▶ Information provided:
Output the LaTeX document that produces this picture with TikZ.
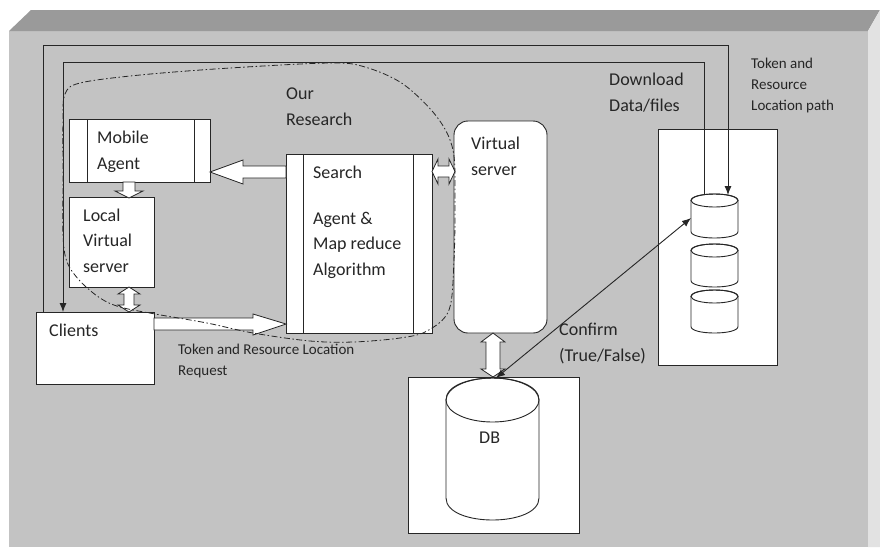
\documentclass[tikz,border=0pt]{standalone}
\usepackage{fontspec}
\setmainfont{Carlito}
\usetikzlibrary{arrows.meta,calc}
\definecolor{face}{HTML}{C3C3C3}
\definecolor{topc}{HTML}{9A9A9A}
\definecolor{sidec}{HTML}{E2E2E2}
\definecolor{ink}{HTML}{262626}
\newcommand\mycyl[5]{%
  \path[wire, fill=white] (#1-#4,#2) -- (#1-#4,#3) .. controls (#1-#4,#3+1.3333*#5) and (#1+#4,#3+1.3333*#5) .. (#1+#4,#3) -- (#1+#4,#2) .. controls (#1+#4,#2-1.3333*#5) and (#1-#4,#2-1.3333*#5) .. (#1-#4,#2) -- cycle;
  \draw[wire] (#1,#2) ellipse [x radius=#4, y radius=#5];
}
\begin{document}
\begin{tikzpicture}[x=1pt,y=-1pt,
  box/.style={draw=ink, line width=0.9pt, fill=white, inner sep=0pt, outer sep=0pt, anchor=north west},
  lbl/.style={inner sep=0pt, anchor=base west, align=left, text=ink, font=\fontsize{18}{25.5}\selectfont},
  slbl/.style={lbl, font=\fontsize{15}{21}\selectfont},
  wire/.style={draw=ink, line width=0.9pt},
  tip/.style={-{Latex[length=9pt,width=7pt]}},
  blk/.style={draw=ink, line width=0.8pt, fill=white, line join=miter},
  research/.style={draw=ink, line width=0.8pt, dash pattern=on 6pt off 2.5pt on 1.5pt off 2.5pt}
]
\useasboundingbox (0,0) rectangle (880,547);
\fill[white] (0,0) rectangle (880,547);
% 3D panel
\fill[face] (9,31) rectangle (868,547);
\fill[topc] (9,31) -- (31,10) -- (880,10) -- (868,31) -- cycle;
\fill[sidec] (868,31) -- (880,10) -- (880,547) -- (868,547) -- cycle;

% boxes
\node[box, minimum width=141pt, minimum height=63pt] (mobile) at (69,119) {};
\draw[wire] ($(mobile.north west)+(18,0)$) -- ($(mobile.south west)+(18,0)$);
\draw[wire] ($(mobile.north east)+(-16,0)$) -- ($(mobile.south east)+(-16,0)$);
\node[box, minimum width=85pt, minimum height=90pt] (local) at (69,197) {};
\node[box, minimum width=118pt, minimum height=72pt] (clients) at (36,312) {};
\node[box, minimum width=146pt, minimum height=179pt] (search) at (286,154) {};
\draw[wire] ($(search.north west)+(17,0)$) -- ($(search.south west)+(17,0)$);
\draw[wire] ($(search.north east)+(-19,0)$) -- ($(search.south east)+(-19,0)$);
\node[box, rounded corners=14pt, minimum width=93pt, minimum height=212pt] (vserver) at (454,121) {};
\node[box, minimum width=171pt, minimum height=156pt] (dbbox) at (408,377) {};
\node[box, minimum width=119pt, minimum height=236pt] (store) at (658,129) {};

% cylinders
\mycyl{492.5}{400}{498}{46.5}{22}
\mycyl{714.5}{200.5}{231.5}{23.5}{6.5}
\mycyl{714.5}{250.5}{280.5}{23.5}{6.5}
\mycyl{714.5}{296.5}{326.5}{23.5}{6.5}
\coordinate (dbtop) at (496,378);
\coordinate (c1left) at (691,218);
\coordinate (c1in) at (728,195);
\coordinate (c1out) at (704,195);

% block arrows
\path[blk] (search.west |- 0,166) -- (243,166) -- (243,160) -- (mobile.east |- 0,172) -- (243,184) -- (243,178) -- (search.west |- 0,178) -- cycle;
\path[blk] (123,182) -- (123,191) -- (115,191) -- (129,198) -- (143,191) -- (135,191) -- (135,182) -- cycle;
\path[blk] (129,287) -- (140,294) -- (134,294) -- (134,305) -- (140,305) -- (129,312) -- (118,305) -- (124,305) -- (124,294) -- (118,294) -- cycle;
\path[blk] (clients.east |- 0,318) -- (253,318) -- (253,314) -- (search.west |- 0,324) -- (253,335) -- (253,330) -- (clients.east |- 0,330) -- cycle;
\path[blk] (432,171.5) -- (438,159) -- (438,166) -- (449,166) -- (449,159) -- (455,171.5) -- (449,184) -- (449,177) -- (438,177) -- (438,184) -- cycle;
\path[blk] (493,333) -- (505,342) -- (500,342) -- (500,369) -- (505,369) -- (493,377) -- (481,369) -- (486,369) -- (486,342) -- (481,342) -- cycle;

% wires
\draw[wire, tip] ($(clients.north west)+(7,0)$) |- (728,45) -- (c1in);
\draw[wire, tip] (c1out) -- (704,62) -| ($(clients.north west)+(27,0)$);
\draw[wire, {Latex[length=9pt,width=7pt]}-{Latex[length=9pt,width=7pt]}] (dbtop) -- (c1left);

% research boundary
\draw[research] plot[smooth cycle, tension=0.55] coordinates {
 (63,120) (65,94) (80,83) (140,75) (230,68) (330,63) (365,67) (403,84) (437,117)
 (453,150) (455,200) (454,260) (449,310) (427,331) (400,338) (353,342) (310,341)
 (253,333) (207,323) (155,314) (120,307) (100,298) (80,281) (67,262) (63,235) (63,180)};

% labels (base anchor = baseline of the last line)
\node[lbl] (tour) at (286,125) {Our\\Research};
\node[lbl] (tmob) at (97,169) {Mobile\\Agent};
\node[lbl] (tloc) at (83,272) {Local\\Virtual\\server};
\node[lbl] (tcli) at (49,336) {Clients};
\node[lbl] (tsea) at (313,178) {Search};
\node[lbl] (tagt) at (313,275) {Agent \&\\Map reduce\\Algorithm};
\node[lbl] (tvs) at (471,175) {Virtual\\server};
\node[lbl] (tdl) at (609,111) {Download\\Data/files};
\node[slbl] (ttok) at (751,110) {Token and\\Resource\\Location path};
\node[slbl] (treq) at (178,375) {Token and Resource Location\\Request};
\node[lbl] (tcon) at (559,361) {Confirm\\(True/False)};
\node[lbl] (tdb) at (479,443) {DB};
\end{tikzpicture}
\end{document}
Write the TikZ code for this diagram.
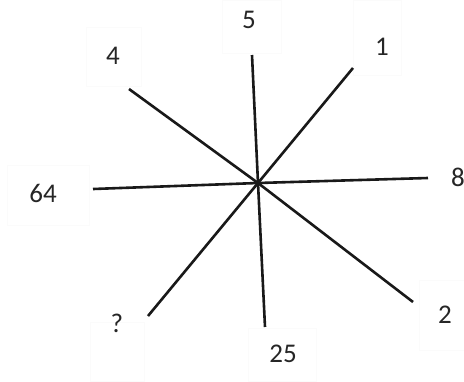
\documentclass[tikz,border=0pt]{standalone}
\usepackage{fontspec}
\setmainfont{Carlito}
\begin{document}
\begin{tikzpicture}[x=1pt,y=-1pt,
  spoke/.style={line width=2.6pt,black!90},
  lbl/.style={font=\fontsize{27}{30}\selectfont,inner sep=0pt,text=black!85},
  fbox/.style={draw=gray!3,line width=0.6pt}]
\useasboundingbox[fill=white] (0,0) rectangle (464,381);
% faint label frames
\draw[fbox] (86,27) rectangle (141,86);
\draw[fbox] (222,0) rectangle (281,53);
\draw[fbox] (353,0) rectangle (401,75);
\draw[fbox] (7,165) rectangle (89,225);
\draw[fbox] (90,322) rectangle (144,381);
\draw[fbox] (248,328) rectangle (316,381);
\draw[fbox] (419,280) rectangle (464,350);
\coordinate (c) at (258,183);
\coordinate (pU) at (252,55);
\coordinate (pUR) at (353,68);
\coordinate (pR) at (428,178);
\coordinate (pDR) at (413,302);
\coordinate (pD) at (265,327);
\coordinate (pDL) at (148,316);
\coordinate (pL) at (93,189);
\coordinate (pUL) at (129,89);
\foreach \p in {pU,pUR,pR,pDR,pD,pDL,pL,pUL} \draw[spoke] (c) -- (\p);
\node[lbl] (l4) at (113,56) {4};
\node[lbl] (l5) at (249,20) {5};
\node[lbl] (l1) at (382,47) {1};
\node[lbl] (l8) at (458,177) {8};
\node[lbl] (l2) at (445,315) {2};
\node[lbl] (l25) at (283,354) {25};
\node[lbl] (lq) at (117,323) {?};
\node[lbl] (l64) at (43,193) {64};
\end{tikzpicture}
\end{document}
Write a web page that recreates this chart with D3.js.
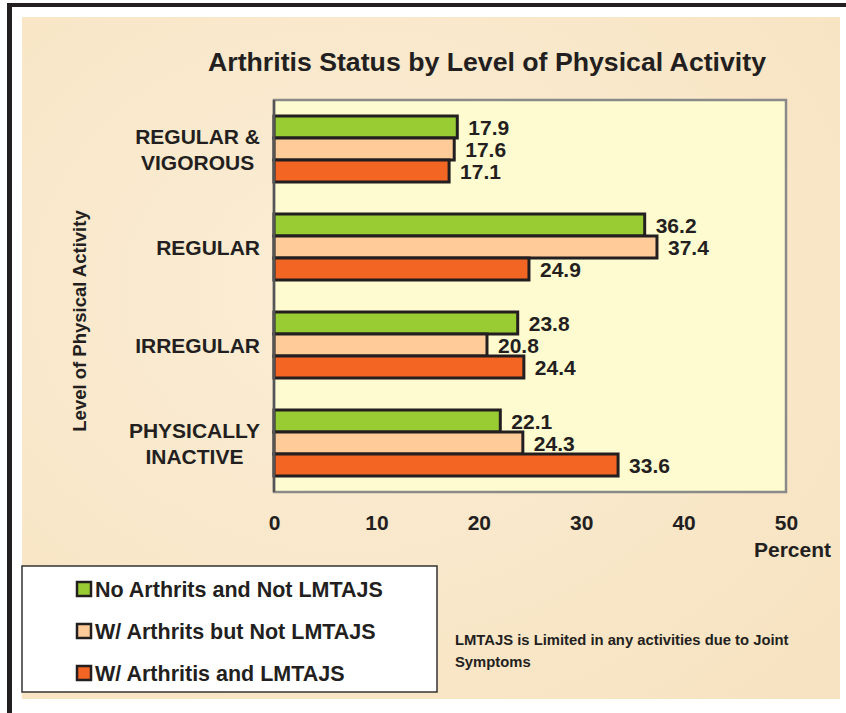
<!DOCTYPE html>
<html>
<head>
<meta charset="utf-8">
<script src="https://cdn.jsdelivr.net/npm/d3@7"></script>
<style>
  body { margin: 0; background: #fff; }
  text { font-family: "Liberation Sans", Arial, sans-serif; font-weight: bold; fill: #231f20; }
</style>
</head>
<body>
<script>
// chart data
var categories = [["REGULAR &", "VIGOROUS"], ["REGULAR"], ["IRREGULAR"], ["PHYSICALLY", "INACTIVE"]];
var series = ["No Arthrits and Not LMTAJS", "W/ Arthrits but Not LMTAJS", "W/ Arthritis and LMTAJS"];
var noArthritis = [17.9, 36.2, 23.8, 22.1];
var arthritisNotLimited = [17.6, 37.4, 20.8, 24.3];
var arthritisLimited = [17.1, 24.9, 24.4, 33.6];
var xTicks = [0, 10, 20, 30, 40, 50];
var colors = ["#99cc33", "#ffcc99", "#f26522"];

var w = 846, h = 713;
var plot = {left: 274, right: 786, top: 100, bottom: 492};

var svg = d3.select("body").append("svg")
	.attr("width", w)
	.attr("height", h);

// background
svg.append("rect").attr("x", 0).attr("y", 0).attr("width", w).attr("height", h).attr("fill", "#fff");
var defs = svg.append("defs");
var grad = defs.append("radialGradient").attr("id", "parch").attr("cx", "40%").attr("cy", "40%").attr("r", "80%");
grad.append("stop").attr("offset", "0%").attr("stop-color", "#fbedd5");
grad.append("stop").attr("offset", "100%").attr("stop-color", "#f7e3c1");
svg.append("rect")
	.attr("x", 22).attr("y", 17)
	.attr("width", 818).attr("height", 682)
	.attr("fill", "url(#parch)");

// black frame lines (top + left)
svg.append("rect").attr("x", 7).attr("y", 3).attr("width", w - 7).attr("height", 4).attr("fill", "#231f20");
svg.append("rect").attr("x", 7).attr("y", 3).attr("width", 5).attr("height", h - 3).attr("fill", "#231f20");

// title
svg.append("text")
	.attr("x", 208).attr("y", 71)
	.attr("textLength", 558)
	.attr("lengthAdjust", "spacingAndGlyphs")
	.style("font-size", "25px")
	.text("Arthritis Status by Level of Physical Activity");

// scales
var x_scale = d3.scaleLinear().domain([0, 50]).range([plot.left, plot.right]);
var y_scale = d3.scaleBand().domain(d3.range(categories.length)).range([plot.top, plot.bottom]);
var inner = d3.scaleBand().domain(d3.range(series.length)).range([16, y_scale.bandwidth() - 16]);

// plot area
svg.append("rect")
	.attr("x", plot.left).attr("y", plot.top)
	.attr("width", plot.right - plot.left).attr("height", plot.bottom - plot.top)
	.attr("fill", "#fffbd0")
	.attr("stroke", "#8a8a8a")
	.attr("stroke-width", 2.5);

var allSeries = [noArthritis, arthritisNotLimited, arthritisLimited];
var barData = [];
allSeries.forEach(function(vals, s) {
	vals.forEach(function(v, c) {
		barData.push({s: s, c: c, v: v});
	});
});

svg.selectAll("rect.bar")
	.data(barData)
	.enter()
	.append("rect")
	.attr("class", "bar")
	.attr("x", x_scale(0))
	.attr("y", function(d) { return y_scale(d.c) + inner(d.s); })
	.attr("width", function(d) { return x_scale(d.v) - x_scale(0); })
	.attr("height", inner.bandwidth())
	.attr("fill", function(d) { return colors[d.s]; })
	.attr("stroke", "#231f20")
	.attr("stroke-width", 3);

svg.selectAll("text.val")
	.data(barData)
	.enter()
	.append("text")
	.attr("class", "val")
	.attr("x", function(d) { return x_scale(d.v) + 11; })
	.attr("y", function(d) { return y_scale(d.c) + inner(d.s) + inner.bandwidth() / 2 + 8; })
	.style("font-size", "21px")
	.text(function(d) { return d.v.toFixed(1); });

// left axis line
svg.append("line")
	.attr("x1", plot.left).attr("x2", plot.left)
	.attr("y1", plot.top).attr("y2", plot.bottom)
	.attr("stroke", "#555").attr("stroke-width", 2.5);

// category labels: lines centred, block right-aligned
categories.forEach(function(lines, c) {
	var g = svg.append("g");
	var cy = y_scale(c) + y_scale.bandwidth() / 2;
	var texts = lines.map(function(l, i) {
		return g.append("text")
			.attr("y", cy + (i - (lines.length - 1) / 2) * 26 + 8)
			.attr("text-anchor", "middle")
			.style("font-size", "21px")
			.text(l);
	});
	var maxW = d3.max(texts, function(t) { return t.node().getComputedTextLength(); });
	texts.forEach(function(t) { t.attr("x", 260 - maxW / 2); });
});

// x axis labels
var x_axis = d3.axisBottom(x_scale).tickValues(xTicks).tickSize(0).tickPadding(0);
var ax = svg.append("g")
	.attr("transform", "translate(0," + (plot.bottom + 23) + ")")
	.call(x_axis);
ax.select(".domain").remove();
ax.selectAll("text")
	.attr("dy", "0.71em")
	.style("font-family", "'Liberation Sans', Arial, sans-serif")
	.style("font-weight", "bold")
	.style("font-size", "21px")
	.attr("fill", "#231f20");

svg.append("text")
	.attr("x", 831).attr("y", 557)
	.attr("text-anchor", "end")
	.style("font-size", "21px")
	.text("Percent");

// y axis title
svg.append("text")
	.attr("transform", "translate(86,321) rotate(-90)")
	.attr("text-anchor", "middle")
	.style("font-size", "18.5px")
	.text("Level of Physical Activity");

// legend
var legend = svg.append("g");
legend.append("rect")
	.attr("x", 22).attr("y", 566)
	.attr("width", 415).attr("height", 126)
	.attr("fill", "#fff")
	.attr("stroke", "#333")
	.attr("stroke-width", 1.5);
series.forEach(function(name, i) {
	var yy = 589 + i * 42;
	legend.append("rect")
		.attr("x", 77).attr("y", yy - 7)
		.attr("width", 14).attr("height", 14)
		.attr("fill", colors[i])
		.attr("stroke", "#231f20")
		.attr("stroke-width", 2.5);
	legend.append("text")
		.attr("x", 95).attr("y", yy + 8)
		.style("font-size", "21.5px")
		.text(name);
});

// note
svg.append("text")
	.attr("x", 455).attr("y", 645)
	.style("font-size", "14.8px")
	.text("LMTAJS is Limited in any activities due to Joint");
svg.append("text")
	.attr("x", 455).attr("y", 667)
	.style("font-size", "14.8px")
	.text("Symptoms");
</script>
</body>
</html>
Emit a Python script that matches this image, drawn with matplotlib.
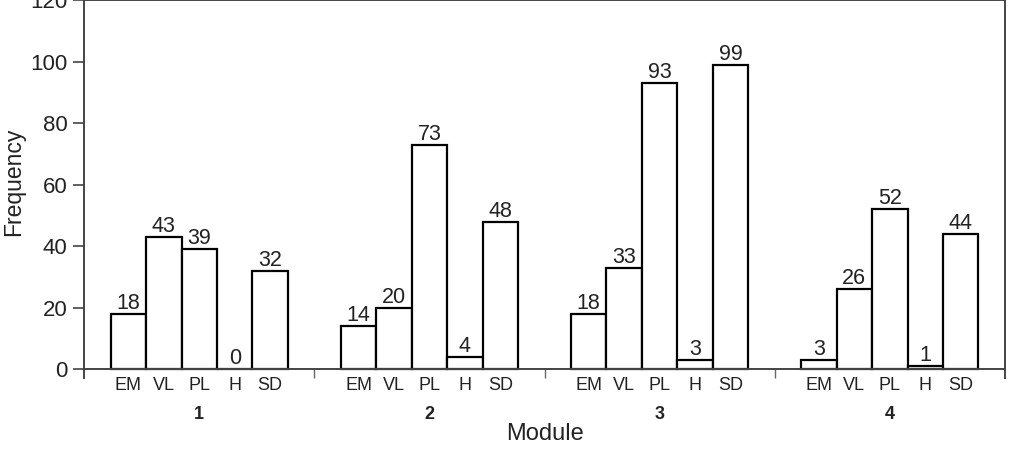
import matplotlib.pyplot as plt

plt.rcParams['font.family'] = ['Liberation Sans', 'DejaVu Sans']

modules = ['1', '2', '3', '4']
categories = ['EM', 'VL', 'PL', 'H', 'SD']
# frequency per module, in category order EM, VL, PL, H, SD
freq = [
    [18, 43, 39, 0, 32],
    [14, 20, 73, 4, 48],
    [18, 33, 93, 3, 99],
    [3, 26, 52, 1, 44],
]

fig = plt.figure(figsize=(10.14, 4.54), dpi=100)
ax = fig.add_axes([0.083, 0.167, 0.908, 0.832])

w = 0.154
txt = '#222222'
for g, vals in enumerate(freq):
    xs = [g + 0.5 + (i - 2) * w for i in range(len(categories))]
    ax.bar(xs, vals, width=w, color='white', edgecolor='black', linewidth=1.6, zorder=3)
    for x, v, c in zip(xs, vals, categories):
        ax.annotate(str(v), (x, v), xytext=(0, 0), textcoords='offset points',
                    ha='center', va='bottom', fontsize=15.5, color=txt)
        ax.annotate(c, (x, 0), xytext=(0, -5.5), textcoords='offset points',
                    ha='center', va='top', fontsize=13, color=txt)
    ax.annotate(modules[g], (g + 0.5, 0), xytext=(0, -32.5), textcoords='offset points',
                ha='center', va='center', fontsize=13, fontweight='bold', color=txt)

ax.axhline(0, color='#444444', linewidth=1.4, zorder=4)

ax.set_xlim(0, 4)
ax.set_ylim(-2.93, 120)
ax.set_yticks(range(0, 121, 20))
ax.tick_params(axis='y', direction='out', length=8, width=1.2, colors='#444444',
               labelsize=16, labelcolor=txt, pad=4)
ax.set_xticks([1, 2, 3])
ax.set_xticklabels([])
ax.tick_params(axis='x', direction='in', length=6.5, width=1.0, colors='#666666')

ax.spines['bottom'].set_visible(False)
for s in ['left', 'right', 'top']:
    ax.spines[s].set_color('#444444')
    ax.spines[s].set_linewidth(1.4)

ax.set_xlabel('Module', fontsize=17, color=txt)
ax.xaxis.set_label_coords(0.5, -0.118)
ax.set_ylabel('Frequency', fontsize=16.5, color=txt)
ax.yaxis.set_label_coords(-0.064, 0.52)

fig.savefig('out.png', dpi=100)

▶ Exercise task: Your task is to report how many lines of the material include the string "that". Give the number and no other words.

▶ Reply to the task: 3